Her life changed at the age of 30, when she and her family moved to Germany. That allowed her to grow her love of art and it was where she made her first steps as a collector. Her first acquisition was a small photograph of a plane modified by Günther Uecker (b. 1930), who hammered nails onto the image. She got the opportunity to take collecting seriously when she moved to Moscow in 2002. “I was already living in Moscow, but retained this love of German culture and German artists and I bought several works on paper, including two wonderful ones by Georg Baselitz (b. 1938). During her time in Germany, she lived at one point in Cologne, as then did the major Russian-German art critic and philosopher Boris Groys (b. 1947) and the artists Pavel Pepperstein (b. 1966) and George Pusenkoff (b. 1953). She says those Russians, who would later become major figures, then “lived in their own world while German artists had a love for paper, which you could feel when you entered German commercial galleries”. That fascination of German art, as well as the Russian art she collects, leads her to compare how the artists of those two countries reacted to the bloody clash between the two nations during World War Two.

She describes German post-war art as traumatised. “I would be interested if a parallel art history could be drawn up on post-war Soviet and German art. It was a terrible trauma. German artists reflected on it, while the priority for Russian artist was surviving in a totalitarian world. That is why they made illustrations for children’s books, like Ilya Kabakov (b. 1933) and Viktor Pivovarov (b. 1937) did. Of course, it is impossible to draw a parallel line. These are two very different universes, but the Germans worked through their trauma, while in the USSR it leaked into the Aesopian language (also known in the old communist world as “double speak”). Rodnianski’s collection includes works on paper by such German post-war contemporary artists as Anselm Kiefer (b. 1945), Gerhard Richter (b. 1932), Sigmar Polke (1941–2010), Georg Baselitz (b. 1938), A. R. Penck (1939–2017), Albert Oehlen (b.1954), Marwan Kassab-Bachi (1934–2016), Markus Lüpertz (b. 1941), and many others. She is interested in the experimentation that artists express so skilfully on paper. “Such an explosion and revolution in the artist’s world on the sheet of paper has always attracted me very much,” is the way she explains it. After moving to Moscow, Rodnianski began to take an interest in works by Russian artists. Her acquisitions have included silk-screen prints by Dmitry Gutov (b. 1960) and Timur Novikov (1958–2002).
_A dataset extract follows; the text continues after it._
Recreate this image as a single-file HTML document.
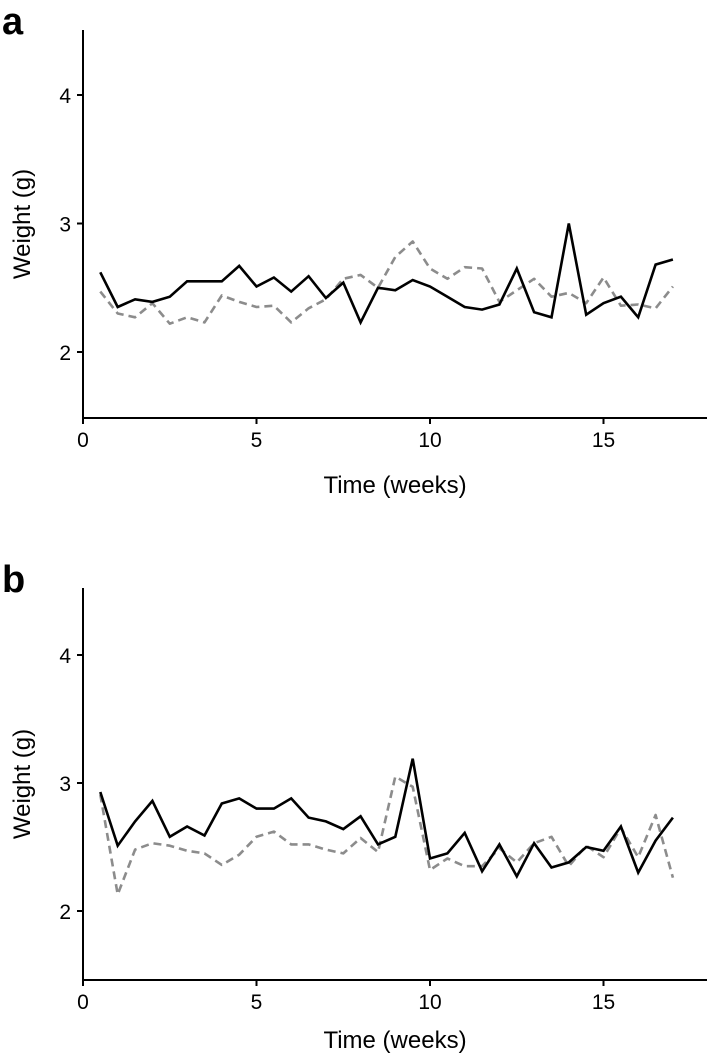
<!DOCTYPE html>
<html><head><meta charset="utf-8"><style>
html,body{margin:0;padding:0;background:#fff;}
svg{display:block;font-family:"Liberation Sans",Arial,sans-serif;}
</style></head><body>
<svg id="chart" width="708" height="1058" viewBox="0 0 708 1058"></svg>
<script>
const weeks = [0.5,1,1.5,2,2.5,3,3.5,4,4.5,5,5.5,6,6.5,7,7.5,8,8.5,9,9.5,10,10.5,11,11.5,12,12.5,13,13.5,14,14.5,15,15.5,16,16.5,17];
const aSolid = [2.62,2.35,2.41,2.39,2.43,2.55,2.55,2.55,2.67,2.51,2.58,2.47,2.59,2.42,2.54,2.23,2.50,2.48,2.56,2.51,2.43,2.35,2.33,2.37,2.65,2.31,2.27,3.0,2.29,2.38,2.43,2.27,2.68,2.72];
const aDashed = [2.47,2.30,2.27,2.38,2.22,2.27,2.23,2.44,2.39,2.35,2.36,2.23,2.34,2.41,2.57,2.60,2.50,2.74,2.86,2.65,2.57,2.66,2.65,2.39,2.48,2.57,2.43,2.46,2.38,2.58,2.36,2.37,2.34,2.51];
const bSolid = [2.93,2.51,2.70,2.86,2.58,2.66,2.59,2.84,2.88,2.80,2.80,2.88,2.73,2.70,2.64,2.74,2.52,2.58,3.19,2.41,2.45,2.61,2.31,2.52,2.27,2.53,2.34,2.38,2.50,2.47,2.66,2.30,2.55,2.73];
const bDashed = [2.91,2.13,2.48,2.53,2.51,2.47,2.45,2.36,2.44,2.58,2.62,2.52,2.52,2.48,2.45,2.57,2.46,3.05,2.97,2.32,2.41,2.35,2.35,2.49,2.38,2.53,2.58,2.35,2.51,2.42,2.65,2.42,2.75,2.26];
const xTicks = [0,5,10,15];
const yTicks = [2,3,4];

const svg = document.getElementById('chart');
const NS = 'http://www.w3.org/2000/svg';
function mk(tag, attrs, parent){const e=document.createElementNS(NS,tag);for(const k in attrs)e.setAttribute(k,attrs[k]);(parent||svg).appendChild(e);return e;}

function panel(letter, top, axisY, y2px, perUnit, solid, dashed, titleOff){
  const g = mk('g',{});
  
  
  const x0 = 83, xr = 707;
  const xs = w => x0 + w*34.7;
  const ys = v => y2px - (v-2)*perUnit;
  const lab = mk('text',{x:2,y:top+4,'font-size':38,'font-weight':'bold'},g);
  lab.textContent = letter;
  
  
  const ya = mk('line',{x1:x0,y1:top,x2:x0,y2:axisY,stroke:'#000','stroke-width':2},g);
  
  
  const xa = mk('line',{x1:x0-1,y1:axisY,x2:xr,y2:axisY,stroke:'#000','stroke-width':2},g);
  
  
  yTicks.forEach(t=>{
    const y = ys(t);
    mk('line',{x1:x0-6,y1:y,x2:x0,y2:y,stroke:'#000','stroke-width':2},g);
    const tx = mk('text',{x:x0-12,y:y+8,'font-size':21,'text-anchor':'end'},g);
    tx.textContent = t;
    
    
  });
  xTicks.forEach(t=>{
    const x = xs(t);
    mk('line',{x1:x,y1:axisY,x2:x,y2:axisY+6,stroke:'#000','stroke-width':2},g);
    const tx = mk('text',{x:x,y:axisY+29,'font-size':21,'text-anchor':'middle'},g);
    tx.textContent = t;
    
    
  });
  const xt = mk('text',{x:395,y:axisY+titleOff,'font-size':24,'text-anchor':'middle'},g);
  xt.textContent = 'Time (weeks)';
  
  
  const ymid = (top+axisY)/2;
  const yt = mk('text',{x:30,y:ymid,'font-size':24,'text-anchor':'middle',transform:`rotate(-90 30 ${ymid})`},g);
  yt.textContent = 'Weight (g)';
  
  
  const pts = arr => arr.map((v,i)=>xs(weeks[i]).toFixed(1)+','+ys(v).toFixed(1)).join(' ');
  const d = mk('polyline',{points:pts(dashed),fill:'none',stroke:'#8c8c8c','stroke-width':2.6,'stroke-dasharray':'8,5','stroke-linejoin':'round'},g);
  
  
  const s = mk('polyline',{points:pts(solid),fill:'none',stroke:'#000','stroke-width':2.6,'stroke-linejoin':'miter'},g);
  
  
}
panel('a', 30, 418, 352, 128.5, aSolid, aDashed, 75);
panel('b', 588, 980, 911, 128, bSolid, bDashed, 68);
</script>
</body></html>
Rodnianski lacked artworks on paper by artists she was interested in. She therefore began to create projects that would draw the attention of Russian collectors to the limited-edition art project. “It felt like a good mission. This mission is consonant to me, to what I love and, at the same time, it’s a challenge, promoting something that is not accepted here.” It is very important for Rodnianski to raise general awareness of Russian collectors' of limited-edition art and works on paper, so, in addition to producing works, she collaborates with museums, such as the Tretyakov Gallery and regularly organizes educational events. “Paper is a very lively material, very fragile and vulnerable. There is some incredible charm in this. But our mental rejection of limited-edition art has always been offensive. Because everyone wants something unique and exceptional, thereby declaring their own uniqueness and exclusivity. But how can we talk about the uniqueness of what we consume when we live in the world of digital images?”. Rodnianski believes that every serious collection must have a narrative. “At the beginning, you buy something intuitively and then you think: These two or three works somehow live among themselves. Somehow, they are put together into some kind of story which you can develop. It seems to me that collections make sense if they turn into a story by themselves.”